Having agreed to jointly develop an Auckland property eventually sold for $1.485 million, Pareshkumar Patel and Prakashkumar Patel were required to share profits equally. Prakash put up most of the money; Paresh managed the project.
In May 2014, the two agreed to redevelop a property available for sale on Ashgrove Road, Mangere. Prakash was a courier driver; Paresh a real estate agent. They are not related, but had been acquaintances for many years. The High Court was told their plans were to relocate a house on the 1.3 hectare property, then divide the property into three titles putting houses on the two new sites. In what was later to be a point of contention, Paresh shifted a house off one of his other properties onto the Ashgrove site; a free gift said Prakash, a financial contribution said Paresh. Justice Gwyn was to later count this relocated house as a $55,000 financial contribution by Paresh.

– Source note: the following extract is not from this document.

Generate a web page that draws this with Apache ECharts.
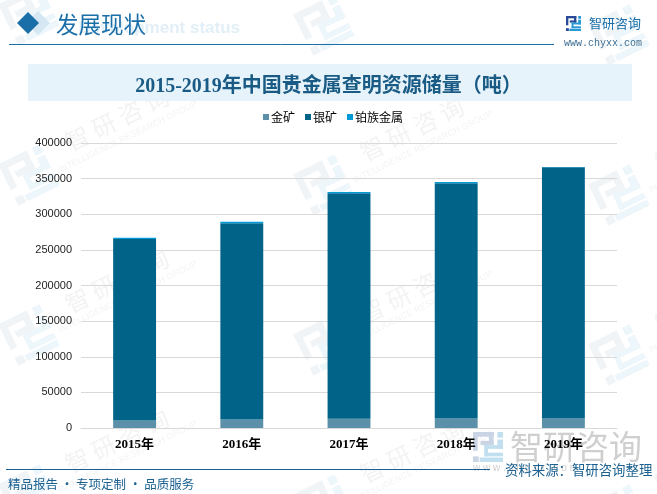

The High Court was told Prakash put $776,530 cash into the project. Paresh’s financial contribution was assessed at $252,100. When all three properties were sold, Prakash refused to repay Paresh his financial contributions or to hand over any share of the profit. Prakash claimed their deal was limited to the two new sections carved out of the original site. Paresh sued.
Justice Gwyn ruled their business venture was governed by the Partnership Act. They were carrying on a business in common with a view to profit. There are no formal requirements to establish a partnership. An informal oral arrangement can amount to a partnership. The default rule in the Partnership Act is that profits are shared equally. The two had agreed financial contributions with interest calculated at six per cent would be repaid before division of profits, Justice Gwyn said. After return of financial contributions plus interest, profits from development of all three lots are to be shared equally, she said.